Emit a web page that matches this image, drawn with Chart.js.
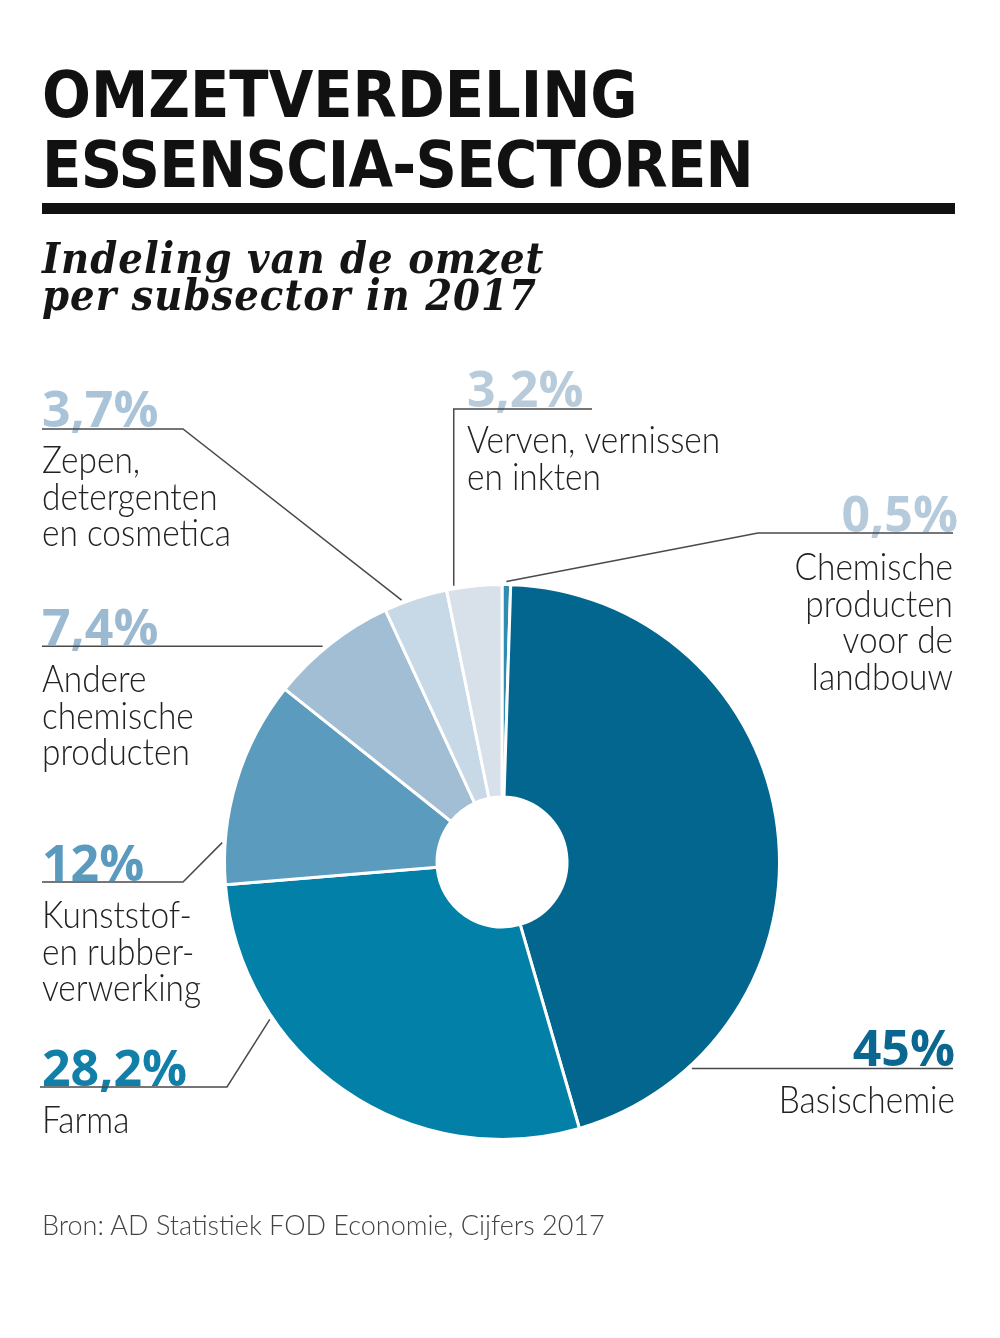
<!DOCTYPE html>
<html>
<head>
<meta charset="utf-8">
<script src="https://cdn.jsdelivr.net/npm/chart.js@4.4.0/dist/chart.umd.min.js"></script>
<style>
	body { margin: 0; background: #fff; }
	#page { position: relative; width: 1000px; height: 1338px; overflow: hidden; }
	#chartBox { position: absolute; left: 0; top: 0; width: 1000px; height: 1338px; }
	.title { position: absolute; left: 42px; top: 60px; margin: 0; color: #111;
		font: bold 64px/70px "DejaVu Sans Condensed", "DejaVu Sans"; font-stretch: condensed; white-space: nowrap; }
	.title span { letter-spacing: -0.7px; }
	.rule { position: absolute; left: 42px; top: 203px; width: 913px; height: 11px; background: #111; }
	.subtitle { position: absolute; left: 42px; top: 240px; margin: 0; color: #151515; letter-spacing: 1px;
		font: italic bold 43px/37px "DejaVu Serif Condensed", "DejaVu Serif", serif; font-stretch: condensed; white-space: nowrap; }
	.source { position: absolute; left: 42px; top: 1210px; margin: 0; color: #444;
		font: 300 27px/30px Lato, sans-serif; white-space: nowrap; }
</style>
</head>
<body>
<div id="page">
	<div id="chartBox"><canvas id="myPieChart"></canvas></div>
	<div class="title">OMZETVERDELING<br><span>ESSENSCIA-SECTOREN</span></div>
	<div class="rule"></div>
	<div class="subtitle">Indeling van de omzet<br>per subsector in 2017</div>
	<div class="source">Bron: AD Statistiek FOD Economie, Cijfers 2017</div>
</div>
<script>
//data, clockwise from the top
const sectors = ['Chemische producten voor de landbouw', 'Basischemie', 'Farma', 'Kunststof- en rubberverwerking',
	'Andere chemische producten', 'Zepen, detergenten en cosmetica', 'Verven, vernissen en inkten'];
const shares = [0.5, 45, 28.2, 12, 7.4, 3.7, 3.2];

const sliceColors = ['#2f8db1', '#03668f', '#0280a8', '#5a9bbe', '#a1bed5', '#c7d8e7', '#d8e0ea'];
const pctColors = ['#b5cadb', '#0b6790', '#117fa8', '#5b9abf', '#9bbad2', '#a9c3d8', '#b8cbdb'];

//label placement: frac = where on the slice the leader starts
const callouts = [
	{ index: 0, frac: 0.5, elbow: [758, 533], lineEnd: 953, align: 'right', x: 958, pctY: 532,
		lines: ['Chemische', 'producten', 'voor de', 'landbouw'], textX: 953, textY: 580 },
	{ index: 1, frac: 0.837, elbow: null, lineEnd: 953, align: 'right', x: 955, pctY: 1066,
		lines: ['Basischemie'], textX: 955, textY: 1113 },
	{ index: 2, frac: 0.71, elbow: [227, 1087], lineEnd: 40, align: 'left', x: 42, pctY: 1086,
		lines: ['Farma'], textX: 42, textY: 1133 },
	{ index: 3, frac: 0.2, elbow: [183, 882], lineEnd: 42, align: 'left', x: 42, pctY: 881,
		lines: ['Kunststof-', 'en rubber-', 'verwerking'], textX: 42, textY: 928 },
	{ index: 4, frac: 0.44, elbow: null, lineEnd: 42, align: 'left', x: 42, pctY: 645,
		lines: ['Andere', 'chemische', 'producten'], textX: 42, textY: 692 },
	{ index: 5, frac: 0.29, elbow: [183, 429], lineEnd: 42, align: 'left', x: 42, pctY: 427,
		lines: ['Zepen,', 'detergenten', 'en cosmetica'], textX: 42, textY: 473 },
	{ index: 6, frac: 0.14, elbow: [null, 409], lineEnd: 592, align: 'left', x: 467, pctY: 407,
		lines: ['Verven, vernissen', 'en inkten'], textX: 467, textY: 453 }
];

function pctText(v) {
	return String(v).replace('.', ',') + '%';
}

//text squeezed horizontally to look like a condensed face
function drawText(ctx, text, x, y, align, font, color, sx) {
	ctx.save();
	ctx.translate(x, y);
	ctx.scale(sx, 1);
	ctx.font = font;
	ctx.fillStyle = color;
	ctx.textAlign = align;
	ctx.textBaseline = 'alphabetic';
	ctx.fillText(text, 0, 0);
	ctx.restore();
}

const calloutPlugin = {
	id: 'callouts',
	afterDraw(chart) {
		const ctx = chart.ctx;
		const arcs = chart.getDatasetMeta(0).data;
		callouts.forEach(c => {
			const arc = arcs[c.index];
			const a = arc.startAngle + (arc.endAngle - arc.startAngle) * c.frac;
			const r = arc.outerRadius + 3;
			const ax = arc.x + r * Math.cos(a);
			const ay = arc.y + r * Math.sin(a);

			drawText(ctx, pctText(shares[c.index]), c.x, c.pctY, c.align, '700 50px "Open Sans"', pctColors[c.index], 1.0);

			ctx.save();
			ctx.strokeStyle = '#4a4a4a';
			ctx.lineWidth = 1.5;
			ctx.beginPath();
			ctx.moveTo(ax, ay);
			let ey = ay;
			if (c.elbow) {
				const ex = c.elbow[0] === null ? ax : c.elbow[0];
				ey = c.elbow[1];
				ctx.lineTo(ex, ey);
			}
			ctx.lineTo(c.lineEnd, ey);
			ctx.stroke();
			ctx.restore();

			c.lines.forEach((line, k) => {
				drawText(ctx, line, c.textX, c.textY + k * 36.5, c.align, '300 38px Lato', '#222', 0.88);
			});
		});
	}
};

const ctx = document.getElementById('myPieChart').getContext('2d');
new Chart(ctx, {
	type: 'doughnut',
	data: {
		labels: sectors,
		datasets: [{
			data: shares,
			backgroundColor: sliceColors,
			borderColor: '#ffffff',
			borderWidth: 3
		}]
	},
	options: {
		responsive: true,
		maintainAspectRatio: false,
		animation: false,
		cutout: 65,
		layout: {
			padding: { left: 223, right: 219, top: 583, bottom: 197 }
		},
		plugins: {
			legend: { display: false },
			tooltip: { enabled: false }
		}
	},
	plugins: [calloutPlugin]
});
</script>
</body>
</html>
════════════════
**Work to do**:
Output the data exactly. Pictures don't belong in the result.

**Expected answer**:
Emit a web page that matches this image, drawn with Chart.js.
<!DOCTYPE html>
<html>
<head>
<meta charset="utf-8">
<script src="https://cdn.jsdelivr.net/npm/chart.js@4.4.0/dist/chart.umd.min.js"></script>
<style>
	body { margin: 0; background: #fff; }
	#page { position: relative; width: 1000px; height: 1338px; overflow: hidden; }
	#chartBox { position: absolute; left: 0; top: 0; width: 1000px; height: 1338px; }
	.title { position: absolute; left: 42px; top: 60px; margin: 0; color: #111;
		font: bold 64px/70px "DejaVu Sans Condensed", "DejaVu Sans"; font-stretch: condensed; white-space: nowrap; }
	.title span { letter-spacing: -0.7px; }
	.rule { position: absolute; left: 42px; top: 203px; width: 913px; height: 11px; background: #111; }
	.subtitle { position: absolute; left: 42px; top: 240px; margin: 0; color: #151515; letter-spacing: 1px;
		font: italic bold 43px/37px "DejaVu Serif Condensed", "DejaVu Serif", serif; font-stretch: condensed; white-space: nowrap; }
	.source { position: absolute; left: 42px; top: 1210px; margin: 0; color: #444;
		font: 300 27px/30px Lato, sans-serif; white-space: nowrap; }
</style>
</head>
<body>
<div id="page">
	<div id="chartBox"><canvas id="myPieChart"></canvas></div>
	<div class="title">OMZETVERDELING<br><span>ESSENSCIA-SECTOREN</span></div>
	<div class="rule"></div>
	<div class="subtitle">Indeling van de omzet<br>per subsector in 2017</div>
	<div class="source">Bron: AD Statistiek FOD Economie, Cijfers 2017</div>
</div>
<script>
//data, clockwise from the top
const sectors = ['Chemische producten voor de landbouw', 'Basischemie', 'Farma', 'Kunststof- en rubberverwerking',
	'Andere chemische producten', 'Zepen, detergenten en cosmetica', 'Verven, vernissen en inkten'];
const shares = [0.5, 45, 28.2, 12, 7.4, 3.7, 3.2];

const sliceColors = ['#2f8db1', '#03668f', '#0280a8', '#5a9bbe', '#a1bed5', '#c7d8e7', '#d8e0ea'];
const pctColors = ['#b5cadb', '#0b6790', '#117fa8', '#5b9abf', '#9bbad2', '#a9c3d8', '#b8cbdb'];

//label placement: frac = where on the slice the leader starts
const callouts = [
	{ index: 0, frac: 0.5, elbow: [758, 533], lineEnd: 953, align: 'right', x: 958, pctY: 532,
		lines: ['Chemische', 'producten', 'voor de', 'landbouw'], textX: 953, textY: 580 },
	{ index: 1, frac: 0.837, elbow: null, lineEnd: 953, align: 'right', x: 955, pctY: 1066,
		lines: ['Basischemie'], textX: 955, textY: 1113 },
	{ index: 2, frac: 0.71, elbow: [227, 1087], lineEnd: 40, align: 'left', x: 42, pctY: 1086,
		lines: ['Farma'], textX: 42, textY: 1133 },
	{ index: 3, frac: 0.2, elbow: [183, 882], lineEnd: 42, align: 'left', x: 42, pctY: 881,
		lines: ['Kunststof-', 'en rubber-', 'verwerking'], textX: 42, textY: 928 },
	{ index: 4, frac: 0.44, elbow: null, lineEnd: 42, align: 'left', x: 42, pctY: 645,
		lines: ['Andere', 'chemische', 'producten'], textX: 42, textY: 692 },
	{ index: 5, frac: 0.29, elbow: [183, 429], lineEnd: 42, align: 'left', x: 42, pctY: 427,
		lines: ['Zepen,', 'detergenten', 'en cosmetica'], textX: 42, textY: 473 },
	{ index: 6, frac: 0.14, elbow: [null, 409], lineEnd: 592, align: 'left', x: 467, pctY: 407,
		lines: ['Verven, vernissen', 'en inkten'], textX: 467, textY: 453 }
];

function pctText(v) {
	return String(v).replace('.', ',') + '%';
}

//text squeezed horizontally to look like a condensed face
function drawText(ctx, text, x, y, align, font, color, sx) {
	ctx.save();
	ctx.translate(x, y);
	ctx.scale(sx, 1);
	ctx.font = font;
	ctx.fillStyle = color;
	ctx.textAlign = align;
	ctx.textBaseline = 'alphabetic';
	ctx.fillText(text, 0, 0);
	ctx.restore();
}

const calloutPlugin = {
	id: 'callouts',
	afterDraw(chart) {
		const ctx = chart.ctx;
		const arcs = chart.getDatasetMeta(0).data;
		callouts.forEach(c => {
			const arc = arcs[c.index];
			const a = arc.startAngle + (arc.endAngle - arc.startAngle) * c.frac;
			const r = arc.outerRadius + 3;
			const ax = arc.x + r * Math.cos(a);
			const ay = arc.y + r * Math.sin(a);

			drawText(ctx, pctText(shares[c.index]), c.x, c.pctY, c.align, '700 50px "Open Sans"', pctColors[c.index], 1.0);

			ctx.save();
			ctx.strokeStyle = '#4a4a4a';
			ctx.lineWidth = 1.5;
			ctx.beginPath();
			ctx.moveTo(ax, ay);
			let ey = ay;
			if (c.elbow) {
				const ex = c.elbow[0] === null ? ax : c.elbow[0];
				ey = c.elbow[1];
				ctx.lineTo(ex, ey);
			}
			ctx.lineTo(c.lineEnd, ey);
			ctx.stroke();
			ctx.restore();

			c.lines.forEach((line, k) => {
				drawText(ctx, line, c.textX, c.textY + k * 36.5, c.align, '300 38px Lato', '#222', 0.88);
			});
		});
	}
};

const ctx = document.getElementById('myPieChart').getContext('2d');
new Chart(ctx, {
	type: 'doughnut',
	data: {
		labels: sectors,
		datasets: [{
			data: shares,
			backgroundColor: sliceColors,
			borderColor: '#ffffff',
			borderWidth: 3
		}]
	},
	options: {
		responsive: true,
		maintainAspectRatio: false,
		animation: false,
		cutout: 65,
		layout: {
			padding: { left: 223, right: 219, top: 583, bottom: 197 }
		},
		plugins: {
			legend: { display: false },
			tooltip: { enabled: false }
		}
	},
	plugins: [calloutPlugin]
});
</script>
</body>
</html>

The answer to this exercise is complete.